Start

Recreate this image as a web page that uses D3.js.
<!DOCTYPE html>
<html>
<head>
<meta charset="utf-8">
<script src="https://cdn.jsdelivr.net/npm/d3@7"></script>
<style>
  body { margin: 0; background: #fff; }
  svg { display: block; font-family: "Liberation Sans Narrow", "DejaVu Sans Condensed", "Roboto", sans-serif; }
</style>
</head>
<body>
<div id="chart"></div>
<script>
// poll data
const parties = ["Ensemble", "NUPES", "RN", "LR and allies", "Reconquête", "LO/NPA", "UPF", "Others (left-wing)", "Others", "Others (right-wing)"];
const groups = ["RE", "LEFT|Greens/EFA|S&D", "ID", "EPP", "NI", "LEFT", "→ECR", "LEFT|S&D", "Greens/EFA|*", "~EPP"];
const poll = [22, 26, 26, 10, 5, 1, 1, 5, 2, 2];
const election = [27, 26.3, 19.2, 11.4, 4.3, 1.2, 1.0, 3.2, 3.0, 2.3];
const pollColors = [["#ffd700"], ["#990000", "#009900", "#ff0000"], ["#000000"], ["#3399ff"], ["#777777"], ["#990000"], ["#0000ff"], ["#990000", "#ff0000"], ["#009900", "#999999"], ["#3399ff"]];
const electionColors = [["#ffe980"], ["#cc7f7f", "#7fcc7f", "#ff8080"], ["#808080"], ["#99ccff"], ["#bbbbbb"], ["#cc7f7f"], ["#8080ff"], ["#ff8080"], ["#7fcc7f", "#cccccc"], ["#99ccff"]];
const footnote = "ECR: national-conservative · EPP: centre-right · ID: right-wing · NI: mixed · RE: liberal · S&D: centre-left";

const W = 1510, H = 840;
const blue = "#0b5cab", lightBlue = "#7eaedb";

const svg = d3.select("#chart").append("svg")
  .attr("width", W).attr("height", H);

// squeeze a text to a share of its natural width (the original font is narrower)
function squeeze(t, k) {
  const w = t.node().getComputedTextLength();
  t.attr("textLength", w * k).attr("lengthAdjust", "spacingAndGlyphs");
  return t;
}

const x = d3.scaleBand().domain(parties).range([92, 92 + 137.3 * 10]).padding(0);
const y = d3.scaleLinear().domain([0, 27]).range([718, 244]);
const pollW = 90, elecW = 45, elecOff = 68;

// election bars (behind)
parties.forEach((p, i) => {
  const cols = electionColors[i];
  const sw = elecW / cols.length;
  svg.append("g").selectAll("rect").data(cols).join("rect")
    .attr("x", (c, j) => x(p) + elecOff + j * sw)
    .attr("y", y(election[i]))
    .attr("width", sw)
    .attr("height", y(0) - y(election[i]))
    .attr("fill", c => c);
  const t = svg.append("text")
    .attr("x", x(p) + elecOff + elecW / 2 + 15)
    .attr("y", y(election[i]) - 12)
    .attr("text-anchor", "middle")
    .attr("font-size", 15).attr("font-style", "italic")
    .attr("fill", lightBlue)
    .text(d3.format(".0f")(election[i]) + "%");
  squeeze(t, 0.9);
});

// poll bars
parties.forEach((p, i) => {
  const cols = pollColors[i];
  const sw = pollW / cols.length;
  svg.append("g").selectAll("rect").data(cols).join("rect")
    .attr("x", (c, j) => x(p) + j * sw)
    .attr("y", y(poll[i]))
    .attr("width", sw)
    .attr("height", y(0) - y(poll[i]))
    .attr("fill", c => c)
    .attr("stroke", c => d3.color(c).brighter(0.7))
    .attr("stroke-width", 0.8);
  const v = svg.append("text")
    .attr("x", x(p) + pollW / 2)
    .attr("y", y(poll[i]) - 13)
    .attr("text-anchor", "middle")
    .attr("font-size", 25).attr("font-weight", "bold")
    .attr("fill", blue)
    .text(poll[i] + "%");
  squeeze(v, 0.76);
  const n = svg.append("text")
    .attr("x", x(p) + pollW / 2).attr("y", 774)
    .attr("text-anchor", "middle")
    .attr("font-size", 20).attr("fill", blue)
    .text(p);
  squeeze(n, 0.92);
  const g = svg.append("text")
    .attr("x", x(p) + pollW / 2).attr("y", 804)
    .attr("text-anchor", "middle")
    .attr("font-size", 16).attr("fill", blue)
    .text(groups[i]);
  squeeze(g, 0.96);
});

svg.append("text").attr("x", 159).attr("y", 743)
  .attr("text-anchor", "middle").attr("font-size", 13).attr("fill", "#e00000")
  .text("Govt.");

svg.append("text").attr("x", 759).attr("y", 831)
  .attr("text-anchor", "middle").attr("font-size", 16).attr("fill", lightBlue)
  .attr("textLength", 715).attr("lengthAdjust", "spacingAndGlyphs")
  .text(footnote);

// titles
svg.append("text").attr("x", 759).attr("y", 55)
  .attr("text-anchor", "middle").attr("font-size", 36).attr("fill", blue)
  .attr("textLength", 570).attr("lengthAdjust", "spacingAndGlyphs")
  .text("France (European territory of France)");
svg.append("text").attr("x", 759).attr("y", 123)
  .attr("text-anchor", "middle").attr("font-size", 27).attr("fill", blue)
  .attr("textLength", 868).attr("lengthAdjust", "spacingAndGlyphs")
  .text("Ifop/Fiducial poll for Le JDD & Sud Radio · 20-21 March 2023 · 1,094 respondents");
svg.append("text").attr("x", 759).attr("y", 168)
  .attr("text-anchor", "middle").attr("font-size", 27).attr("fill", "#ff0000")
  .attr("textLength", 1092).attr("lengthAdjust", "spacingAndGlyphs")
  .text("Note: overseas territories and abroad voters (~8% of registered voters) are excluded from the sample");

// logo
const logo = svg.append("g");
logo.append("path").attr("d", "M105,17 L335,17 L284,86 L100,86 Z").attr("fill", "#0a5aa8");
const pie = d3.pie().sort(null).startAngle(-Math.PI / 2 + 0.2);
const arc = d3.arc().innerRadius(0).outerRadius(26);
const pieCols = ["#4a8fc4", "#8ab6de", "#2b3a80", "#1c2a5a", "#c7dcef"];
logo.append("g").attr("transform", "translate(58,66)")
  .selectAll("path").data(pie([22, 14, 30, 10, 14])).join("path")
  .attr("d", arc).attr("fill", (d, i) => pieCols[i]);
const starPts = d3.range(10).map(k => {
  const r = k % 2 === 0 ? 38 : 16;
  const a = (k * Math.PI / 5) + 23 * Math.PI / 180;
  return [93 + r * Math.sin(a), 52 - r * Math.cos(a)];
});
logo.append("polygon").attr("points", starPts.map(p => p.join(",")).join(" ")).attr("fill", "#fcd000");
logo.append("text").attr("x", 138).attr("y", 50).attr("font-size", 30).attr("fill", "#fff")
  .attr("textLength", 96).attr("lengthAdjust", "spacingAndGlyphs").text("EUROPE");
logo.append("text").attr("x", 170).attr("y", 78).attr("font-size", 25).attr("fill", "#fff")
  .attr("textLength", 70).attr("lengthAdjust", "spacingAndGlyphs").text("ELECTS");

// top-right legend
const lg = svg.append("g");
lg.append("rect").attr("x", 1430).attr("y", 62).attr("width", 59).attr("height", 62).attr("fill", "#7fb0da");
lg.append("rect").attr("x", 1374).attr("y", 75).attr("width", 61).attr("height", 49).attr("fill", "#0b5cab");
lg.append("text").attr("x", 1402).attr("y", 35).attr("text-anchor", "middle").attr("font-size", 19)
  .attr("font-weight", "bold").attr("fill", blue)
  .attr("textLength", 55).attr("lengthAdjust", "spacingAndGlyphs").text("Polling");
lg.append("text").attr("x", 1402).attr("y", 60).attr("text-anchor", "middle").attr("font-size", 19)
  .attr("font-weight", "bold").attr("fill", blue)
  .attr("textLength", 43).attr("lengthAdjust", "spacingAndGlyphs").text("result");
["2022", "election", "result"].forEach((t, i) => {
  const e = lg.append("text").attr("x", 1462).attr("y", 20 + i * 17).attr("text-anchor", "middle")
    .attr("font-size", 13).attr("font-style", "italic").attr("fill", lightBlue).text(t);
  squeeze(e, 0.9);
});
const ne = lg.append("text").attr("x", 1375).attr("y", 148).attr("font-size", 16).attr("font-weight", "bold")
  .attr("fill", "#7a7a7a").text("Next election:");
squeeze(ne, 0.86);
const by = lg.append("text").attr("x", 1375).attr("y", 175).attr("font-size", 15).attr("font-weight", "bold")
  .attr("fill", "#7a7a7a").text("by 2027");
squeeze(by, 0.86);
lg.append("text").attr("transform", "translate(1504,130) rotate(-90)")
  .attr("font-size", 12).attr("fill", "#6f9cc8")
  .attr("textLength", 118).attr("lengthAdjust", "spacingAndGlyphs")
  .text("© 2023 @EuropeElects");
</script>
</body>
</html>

End

* _YOUR INSTRUCTIONS_
Exactly as they stand, set down the lines from the top of the data through the line with "const pollW = 90, elecW = 45, elecOff = 68;".

* _ANSWER BELOW_
Recreate this image as a web page that uses D3.js.
<!DOCTYPE html>
<html>
<head>
<meta charset="utf-8">
<script src="https://cdn.jsdelivr.net/npm/d3@7"></script>
<style>
  body { margin: 0; background: #fff; }
  svg { display: block; font-family: "Liberation Sans Narrow", "DejaVu Sans Condensed", "Roboto", sans-serif; }
</style>
</head>
<body>
<div id="chart"></div>
<script>
// poll data
const parties = ["Ensemble", "NUPES", "RN", "LR and allies", "Reconquête", "LO/NPA", "UPF", "Others (left-wing)", "Others", "Others (right-wing)"];
const groups = ["RE", "LEFT|Greens/EFA|S&D", "ID", "EPP", "NI", "LEFT", "→ECR", "LEFT|S&D", "Greens/EFA|*", "~EPP"];
const poll = [22, 26, 26, 10, 5, 1, 1, 5, 2, 2];
const election = [27, 26.3, 19.2, 11.4, 4.3, 1.2, 1.0, 3.2, 3.0, 2.3];
const pollColors = [["#ffd700"], ["#990000", "#009900", "#ff0000"], ["#000000"], ["#3399ff"], ["#777777"], ["#990000"], ["#0000ff"], ["#990000", "#ff0000"], ["#009900", "#999999"], ["#3399ff"]];
const electionColors = [["#ffe980"], ["#cc7f7f", "#7fcc7f", "#ff8080"], ["#808080"], ["#99ccff"], ["#bbbbbb"], ["#cc7f7f"], ["#8080ff"], ["#ff8080"], ["#7fcc7f", "#cccccc"], ["#99ccff"]];
const footnote = "ECR: national-conservative · EPP: centre-right · ID: right-wing · NI: mixed · RE: liberal · S&D: centre-left";

const W = 1510, H = 840;
const blue = "#0b5cab", lightBlue = "#7eaedb";

const svg = d3.select("#chart").append("svg")
  .attr("width", W).attr("height", H);

// squeeze a text to a share of its natural width (the original font is narrower)
function squeeze(t, k) {
  const w = t.node().getComputedTextLength();
  t.attr("textLength", w * k).attr("lengthAdjust", "spacingAndGlyphs");
  return t;
}

const x = d3.scaleBand().domain(parties).range([92, 92 + 137.3 * 10]).padding(0);
const y = d3.scaleLinear().domain([0, 27]).range([718, 244]);
const pollW = 90, elecW = 45, elecOff = 68;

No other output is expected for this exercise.